There is no such thing as a magic workout. But there is magic in how you execute one. This is probably the most important training concept most athletes never learn.
The Rule: Always Get Faster, Always Negative Split
Every rep should be negatively split. Every session should build across its duration. This applies to swimming, cycling, and running - without exception.
Using a 6 x 1km run session as the example: inside every rep, the last 500 metres should be faster than the first 500 metres. Across the session, every rep should be faster than the previous one.
This sounds simple. It is not easy. But it is the difference between training that drives adaptation and training that just accumulates fatigue.
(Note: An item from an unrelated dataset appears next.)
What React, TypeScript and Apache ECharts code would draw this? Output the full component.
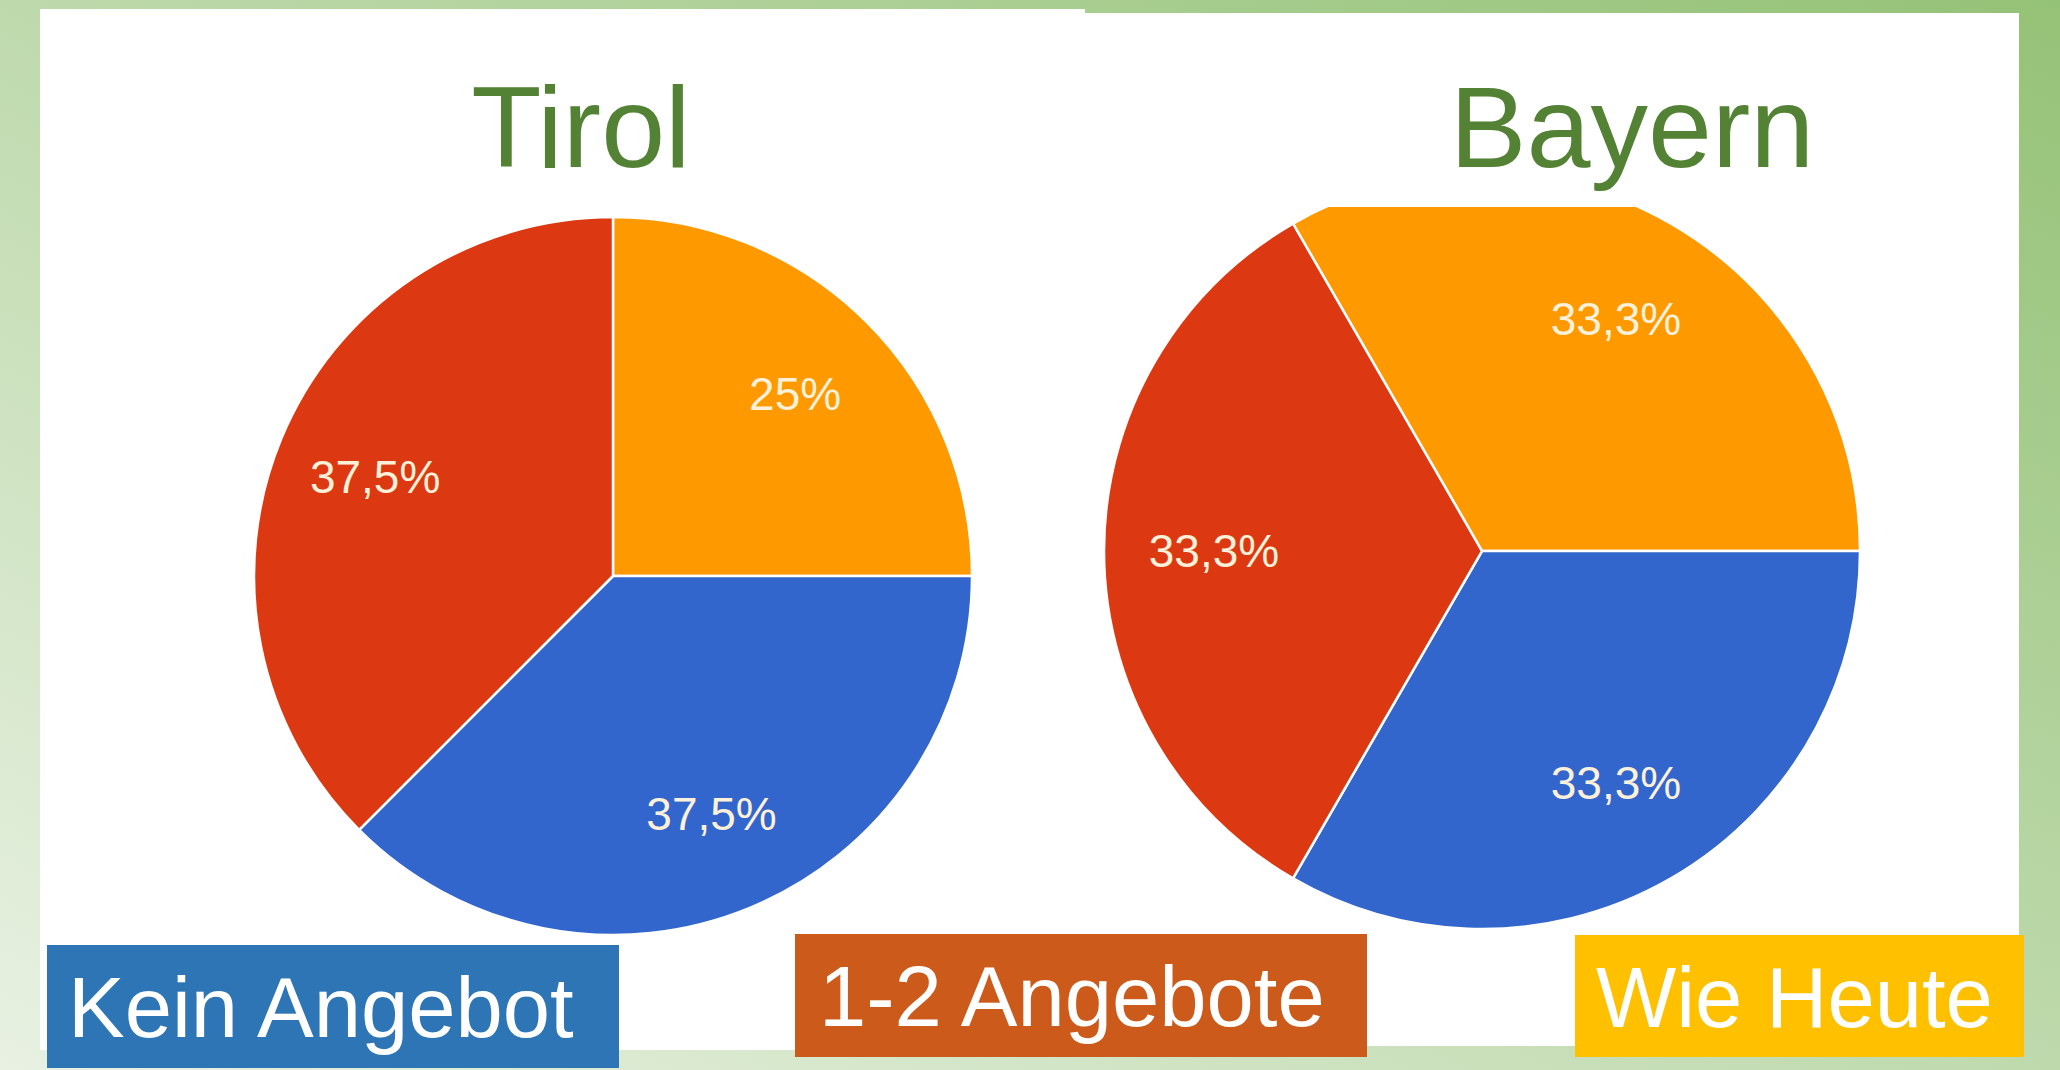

How Heart Rate Guides Perfect Execution
In a perfectly executed rep, heart rate should gradually climb and reach the target intensity in roughly the last quarter of the effort. From there, you maintain that heart rate to the finish.
Using a target of 180 beats per minute as an example: reps one through four might see the heart rate peak at 177, 178, 179, and finally 180. From rep four onwards, you hold at 180 for the remainder of the session.
Heart rate will spike faster in later reps than in earlier ones - that is expected. But you should still be approaching your target gradually within each rep, just for a longer portion of it as the session progresses.
Why This Approach Works
Negative splitting within and across a session ensures you never start too hard. It forces discipline in the early reps when you feel fresh and builds genuine intensity when it matters most - towards the end.
This is how you accumulate quality time at target intensity without blowing up. It is how you finish sessions feeling like you executed well rather than survived. And it is how you build the pacing instincts that translate directly to race day.
A coach can write the perfect workout, but if the athlete cannot execute it properly, it is mostly pointless. The magic is not in the plan - it is in the execution.